WORK REQUIRED:
Extract each line of the records below that contains the word "this".

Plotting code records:

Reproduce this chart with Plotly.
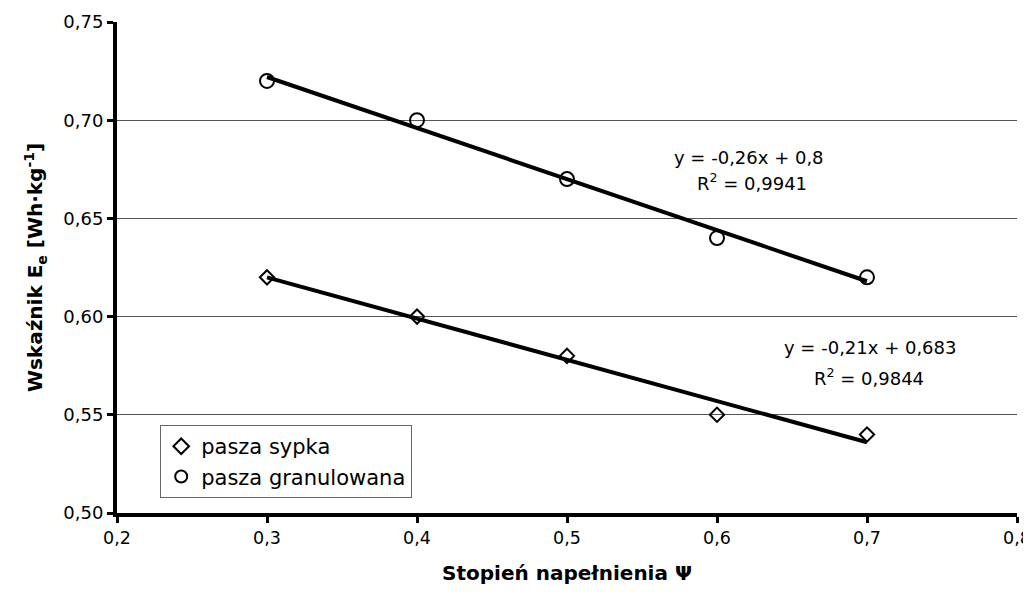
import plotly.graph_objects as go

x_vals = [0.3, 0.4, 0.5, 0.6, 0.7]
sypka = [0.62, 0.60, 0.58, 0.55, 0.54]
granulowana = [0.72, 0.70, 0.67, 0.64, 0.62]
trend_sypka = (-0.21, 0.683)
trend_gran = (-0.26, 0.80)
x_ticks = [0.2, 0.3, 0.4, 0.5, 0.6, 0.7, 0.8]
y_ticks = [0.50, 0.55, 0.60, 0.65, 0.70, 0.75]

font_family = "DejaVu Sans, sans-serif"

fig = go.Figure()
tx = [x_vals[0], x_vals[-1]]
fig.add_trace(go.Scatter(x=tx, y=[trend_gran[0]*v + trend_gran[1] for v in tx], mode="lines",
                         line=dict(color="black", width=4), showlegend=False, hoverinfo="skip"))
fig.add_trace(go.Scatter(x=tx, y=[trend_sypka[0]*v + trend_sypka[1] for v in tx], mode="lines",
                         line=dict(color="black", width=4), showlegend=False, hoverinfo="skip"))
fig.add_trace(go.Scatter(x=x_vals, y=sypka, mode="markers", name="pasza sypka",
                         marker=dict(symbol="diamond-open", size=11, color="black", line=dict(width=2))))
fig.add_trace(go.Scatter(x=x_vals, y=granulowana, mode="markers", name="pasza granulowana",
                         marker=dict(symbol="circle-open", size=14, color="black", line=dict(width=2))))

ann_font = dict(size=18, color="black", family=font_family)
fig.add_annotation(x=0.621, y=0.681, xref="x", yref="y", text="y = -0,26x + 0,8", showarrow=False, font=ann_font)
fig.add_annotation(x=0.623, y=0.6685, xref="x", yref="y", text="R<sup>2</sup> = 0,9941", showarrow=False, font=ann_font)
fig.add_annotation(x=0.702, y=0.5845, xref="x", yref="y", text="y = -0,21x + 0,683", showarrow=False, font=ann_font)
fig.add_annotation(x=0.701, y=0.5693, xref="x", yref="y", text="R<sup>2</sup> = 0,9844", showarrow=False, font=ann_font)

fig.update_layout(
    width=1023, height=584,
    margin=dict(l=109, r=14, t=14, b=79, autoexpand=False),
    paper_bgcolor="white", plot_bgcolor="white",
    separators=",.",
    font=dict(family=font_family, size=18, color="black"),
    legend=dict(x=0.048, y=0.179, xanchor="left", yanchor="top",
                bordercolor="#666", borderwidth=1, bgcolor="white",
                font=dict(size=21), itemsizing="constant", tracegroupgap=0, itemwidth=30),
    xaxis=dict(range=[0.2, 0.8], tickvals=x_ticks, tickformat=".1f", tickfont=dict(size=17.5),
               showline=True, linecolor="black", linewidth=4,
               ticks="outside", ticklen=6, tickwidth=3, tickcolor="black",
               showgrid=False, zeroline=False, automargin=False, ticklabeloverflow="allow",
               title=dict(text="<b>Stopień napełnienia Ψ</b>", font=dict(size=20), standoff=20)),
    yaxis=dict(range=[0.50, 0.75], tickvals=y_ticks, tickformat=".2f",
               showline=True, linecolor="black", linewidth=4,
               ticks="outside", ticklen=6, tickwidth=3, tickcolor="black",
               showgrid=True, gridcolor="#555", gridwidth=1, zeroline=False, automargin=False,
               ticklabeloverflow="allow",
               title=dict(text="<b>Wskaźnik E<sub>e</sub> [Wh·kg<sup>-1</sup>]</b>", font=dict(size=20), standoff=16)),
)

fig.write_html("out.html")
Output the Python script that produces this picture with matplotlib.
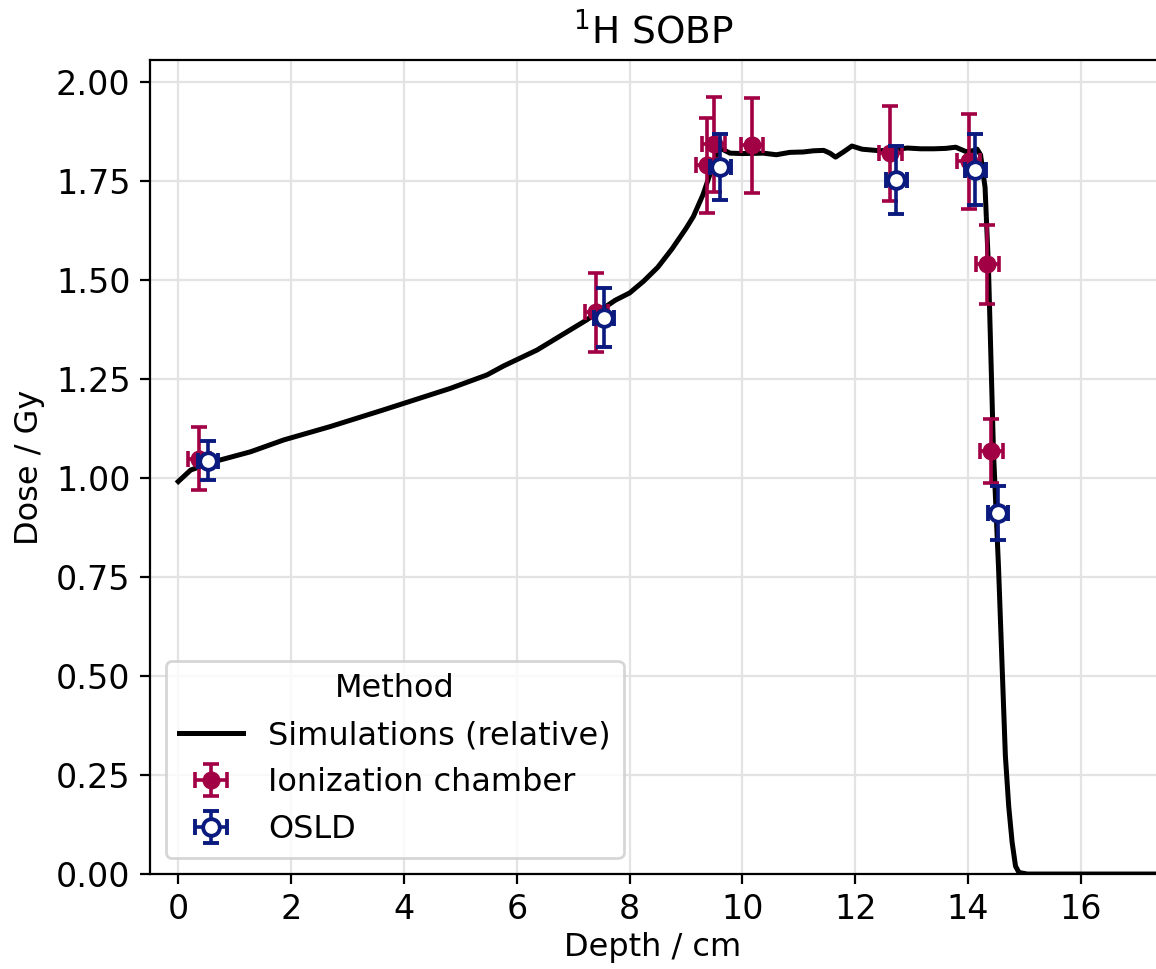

REPLY TO THE EXERCISE:
Reproduce this chart with Plotly.
Output the Python script that produces this picture with matplotlib.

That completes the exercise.